DIRECTIONS FOR THIS TASK. Exactly retype the lines from the top of the data through the line containing "16.9, 13.5, 11.0];", leaving out every picture.

INFORMATION PROVIDED.
++++++++++++++++++++
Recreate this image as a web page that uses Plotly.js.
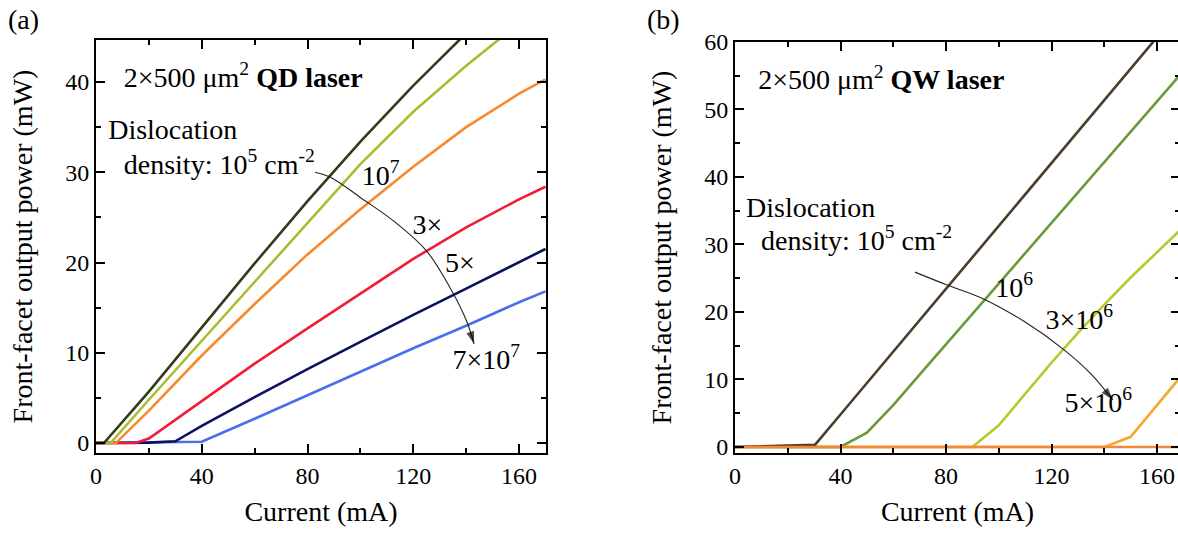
<!DOCTYPE html>
<html>
<head>
<meta charset="utf-8">
<script src="https://cdn.plot.ly/plotly-3.0.1.min.js"></script>
<style>
  html, body { margin: 0; padding: 0; background: #fff; }
  #wrap { width: 1178px; height: 533px; overflow: hidden; }
</style>
</head>
<body>
<div id="wrap"><div id="chart"></div></div>
<script>
// ---------- Panel (a): QD laser ----------
const qd1e5_I = [0, 3, 20, 40, 60, 80, 100, 120, 140];
const qd1e5_P = [0, 0, 5.7, 12.8, 19.9, 26.8, 33.4, 39.6, 45.4];
const qd1e6_I = [0, 5.5, 20, 40, 60, 80, 100, 120, 140, 160];
const qd1e6_P = [0, 0, 4.8, 11.3, 17.8, 24.4, 30.9, 36.7, 41.8, 46.5];
const qd1e7_I = [0, 7.5, 20, 40, 60, 80, 100, 120, 140, 160, 170];
const qd1e7_P = [0, 0, 3.6, 9.7, 15.4, 20.9, 25.9, 30.6, 35.0, 38.7, 40.3];
const qd3e7_I = [0, 15, 20, 30, 40, 60, 80, 100, 120, 140, 160, 170];
const qd3e7_P = [0, 0, 0.5, 2.6, 4.6, 8.8, 12.7, 16.6, 20.4, 23.9, 27.0, 28.4];
const qd5e7_I = [0, 20, 30, 40, 60, 80, 100, 120, 140, 160, 170];
const qd5e7_P = [0, 0.05, 0.2, 1.9, 5.1, 8.2, 11.2, 14.2, 17.1, 20.0, 21.5];
const qd7e7_I = [0, 40, 60, 80, 100, 120, 140, 160, 170];
const qd7e7_P = [0, 0.15, 2.7, 5.3, 7.9, 10.5, 13.0, 15.6, 16.8];
const arrowA_I = [82.8, 89, 100.5, 113, 125, 134.5, 140.2, 143.0];
const arrowA_P = [30.0, 29.4, 27.1, 24.5, 21.3, 16.9, 13.5, 11.0];

// labels of panel (a)
const labelsA_text = ['2×500 μm<sup>2</sup> <b>QD laser</b>', 'Dislocation',
  'density: 10<sup>5</sup> cm<sup>-2</sup>', '10<sup>7</sup>', '3×', '5×', '7×10<sup>7</sup>'];
const labelsA_I = [10.5, 4.6, 10.5, 100.5, 119.7, 132, 134.8];
const labelsA_P = [40.2, 34.5, 30.6, 29.4, 23.9, 19.7, 9.0];

// ---------- Panel (b): QW laser ----------
const qw1e5_I = [0, 20, 30.3, 40, 60, 80, 100, 120, 140, 160];
const qw1e5_P = [0, 0.2, 0.3, 4.8, 14.1, 23.5, 32.8, 42.1, 51.4, 60.7];
const qw1e6_I = [0, 40, 50, 60, 70, 80, 100, 120, 140, 160, 170];
const qw1e6_P = [0, 0, 2.1, 6.2, 10.7, 15.2, 24.2, 33.2, 42.2, 51.2, 55.7];
const qw3e6_I = [0, 90, 100, 110, 120, 130, 140, 150, 160, 170];
const qw3e6_P = [0, 0, 3.2, 7.9, 12.5, 16.9, 21.1, 25.1, 28.9, 32.6];
const qw5e6_I = [0, 140, 150, 160, 170];
const qw5e6_P = [0, 0, 1.5, 6.2, 10.9];
const qw1e7_I = [0, 170];
const qw1e7_P = [0, 0];
const arrowB_I = [68.2, 79.7, 94.4, 110, 124.4, 135, 143.2];
const arrowB_P = [25.9, 24.1, 21.9, 18.5, 14.5, 10.8, 7.0];

const labelsB_text = ['2×500 μm<sup>2</sup> <b>QW laser</b>', 'Dislocation',
  'density: 10<sup>5</sup> cm<sup>-2</sup>', '10<sup>6</sup>', '3×10<sup>6</sup>', '5×10<sup>6</sup>'];
const labelsB_I = [8.8, 4.2, 9.9, 98.7, 117.7, 124.9];
const labelsB_P = [54, 35.1, 30.2, 23.3, 18.5, 6.2];

// panel tags and axis titles
const panelTags = ['(a)', '(b)'];
const xTitle = 'Current (mA)';
const yTitle = 'Front-facet output power (mW)';

// ---------- layout helpers ----------
const W = 1184, H = 533;
const px = v => v / W;
const py = v => 1 - v / H;

const FONT = '"Liberation Serif", "Times New Roman", Times, serif';
const LW = 2.6;

function line(x, y, color, xa, ya) {
  return { x, y, type: 'scatter', mode: 'lines', xaxis: xa, yaxis: ya,
           line: { color, width: LW }, hoverinfo: 'skip', showlegend: false };
}
function arrow(x, y, xa, ya) {
  const sizes = x.map((v, i) => (i === x.length - 1 ? 13 : 0));
  return { x, y, type: 'scatter', mode: 'lines+markers', xaxis: xa, yaxis: ya,
           line: { color: '#222', width: 1.1, shape: 'spline' },
           marker: { symbol: 'arrow', angleref: 'previous', size: sizes, color: '#000', line: { width: 0 } },
           hoverinfo: 'skip', showlegend: false, cliponaxis: false };
}
function labels(text, x, y, xa, ya) {
  return { x, y, text, type: 'scatter', mode: 'text', xaxis: xa, yaxis: ya,
           textposition: 'middle right', textfont: { family: FONT, size: 28, color: '#000' },
           hoverinfo: 'skip', showlegend: false, cliponaxis: false };
}
function empty(xa, ya) {
  return { x: [], y: [], type: 'scatter', mode: 'lines', xaxis: xa, yaxis: ya, hoverinfo: 'skip', showlegend: false };
}

const traces = [
  line(qd7e7_I, qd7e7_P, '#4a6ef0', 'x', 'y'),
  line(qd5e7_I, qd5e7_P, '#0b1263', 'x', 'y'),
  line(qd3e7_I, qd3e7_P, '#f21b3a', 'x', 'y'),
  line(qd1e7_I, qd1e7_P, '#f7892e', 'x', 'y'),
  line(qd1e6_I, qd1e6_P, '#a8bd30', 'x', 'y'),
  line(qd1e5_I, qd1e5_P, '#343b1b', 'x', 'y'),
  arrow(arrowA_I, arrowA_P, 'x', 'y'),
  labels(labelsA_text, labelsA_I, labelsA_P, 'x', 'y'),

  line(qw5e6_I, qw5e6_P, '#f5a82a', 'x2', 'y2'),
  line(qw3e6_I, qw3e6_P, '#b6ca2e', 'x2', 'y2'),
  line(qw1e6_I, qw1e6_P, '#6b9a38', 'x2', 'y2'),
  line(qw1e5_I, qw1e5_P, '#4a3e2a', 'x2', 'y2'),
  line(qw1e7_I, qw1e7_P, '#f4873a', 'x2', 'y2'),
  arrow(arrowB_I, arrowB_P, 'x2', 'y2'),
  labels(labelsB_text, labelsB_I, labelsB_P, 'x2', 'y2'),

  empty('x3', 'y3'),
  empty('x4', 'y4')
];

const base = {
  showgrid: false, zeroline: false, fixedrange: true,
  ticks: 'inside', tickwidth: 2, tickcolor: '#000', tick0: 0, mirror: 'ticks'
};
function xaxis(domain, range, anchor) {
  return Object.assign({}, base, {
    domain, range, anchor,
    showline: true, linecolor: '#000', linewidth: 2,
    ticklen: 9, dtick: 40,
    tickfont: { family: FONT, size: 24, color: '#000' },
    title: { text: xTitle, font: { family: FONT, size: 28, color: '#000' }, standoff: 14 }
  });
}
function yaxis(domain, range, anchor) {
  return Object.assign({}, base, {
    domain, range, anchor,
    showline: true, linecolor: '#000', linewidth: 2,
    ticklen: 9, dtick: 10,
    tickfont: { family: FONT, size: 24, color: '#000' },
    title: { text: yTitle, font: { family: FONT, size: 28, color: '#000' }, standoff: 24 }
  });
}
// unlabeled overlay axes that carry the minor ticks
function minorAxis(domain, range, anchor, overlaying, dtick) {
  return Object.assign({}, base, {
    domain, range, anchor, overlaying, dtick,
    showline: false, ticklen: 5, tickwidth: 1.5, showticklabels: false
  });
}

const dxA = [px(96), px(546)], dyA = [1 - 453 / H, 1 - 40 / H];
const dxB = [px(735), px(1180)], dyB = [1 - 453 / H, 1 - 42 / H];
const rxA = [0, 170.2], ryA = [-1.1, 44.65];
const rxB = [0, 168.7], ryB = [-0.9, 60];

const layout = {
  width: W, height: H,
  margin: { l: 0, r: 0, t: 0, b: 0 },
  paper_bgcolor: '#fff', plot_bgcolor: 'rgba(0,0,0,0)',
  showlegend: false,
  font: { family: FONT, size: 24, color: '#000' },
  xaxis: xaxis(dxA, rxA, 'y'),
  yaxis: yaxis(dyA, ryA, 'x'),
  xaxis2: xaxis(dxB, rxB, 'y2'),
  yaxis2: yaxis(dyB, ryB, 'x2'),
  xaxis3: minorAxis(dxA, rxA, 'y3', 'x', 20),
  yaxis3: minorAxis(dyA, ryA, 'x3', 'y', 5),
  xaxis4: minorAxis(dxB, rxB, 'y4', 'x2', 20),
  yaxis4: minorAxis(dyB, ryB, 'x4', 'y2', 5),
  annotations: [
    { text: panelTags[0], x: px(6), y: py(20), xref: 'paper', yref: 'paper', xanchor: 'left', yanchor: 'middle',
      showarrow: false, font: { family: FONT, size: 28, color: '#000' } },
    { text: panelTags[1], x: px(645), y: py(20), xref: 'paper', yref: 'paper', xanchor: 'left', yanchor: 'middle',
      showarrow: false, font: { family: FONT, size: 28, color: '#000' } }
  ]
};

Plotly.newPlot('chart', traces, layout, { displayModeBar: false, responsive: false });
</script>
</body>
</html>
++++++++++++++++++++
WRITTEN ANSWER.
Recreate this image as a web page that uses Plotly.js.
<!DOCTYPE html>
<html>
<head>
<meta charset="utf-8">
<script src="https://cdn.plot.ly/plotly-3.0.1.min.js"></script>
<style>
  html, body { margin: 0; padding: 0; background: #fff; }
  #wrap { width: 1178px; height: 533px; overflow: hidden; }
</style>
</head>
<body>
<div id="wrap"><div id="chart"></div></div>
<script>
// ---------- Panel (a): QD laser ----------
const qd1e5_I = [0, 3, 20, 40, 60, 80, 100, 120, 140];
const qd1e5_P = [0, 0, 5.7, 12.8, 19.9, 26.8, 33.4, 39.6, 45.4];
const qd1e6_I = [0, 5.5, 20, 40, 60, 80, 100, 120, 140, 160];
const qd1e6_P = [0, 0, 4.8, 11.3, 17.8, 24.4, 30.9, 36.7, 41.8, 46.5];
const qd1e7_I = [0, 7.5, 20, 40, 60, 80, 100, 120, 140, 160, 170];
const qd1e7_P = [0, 0, 3.6, 9.7, 15.4, 20.9, 25.9, 30.6, 35.0, 38.7, 40.3];
const qd3e7_I = [0, 15, 20, 30, 40, 60, 80, 100, 120, 140, 160, 170];
const qd3e7_P = [0, 0, 0.5, 2.6, 4.6, 8.8, 12.7, 16.6, 20.4, 23.9, 27.0, 28.4];
const qd5e7_I = [0, 20, 30, 40, 60, 80, 100, 120, 140, 160, 170];
const qd5e7_P = [0, 0.05, 0.2, 1.9, 5.1, 8.2, 11.2, 14.2, 17.1, 20.0, 21.5];
const qd7e7_I = [0, 40, 60, 80, 100, 120, 140, 160, 170];
const qd7e7_P = [0, 0.15, 2.7, 5.3, 7.9, 10.5, 13.0, 15.6, 16.8];
const arrowA_I = [82.8, 89, 100.5, 113, 125, 134.5, 140.2, 143.0];
const arrowA_P = [30.0, 29.4, 27.1, 24.5, 21.3, 16.9, 13.5, 11.0];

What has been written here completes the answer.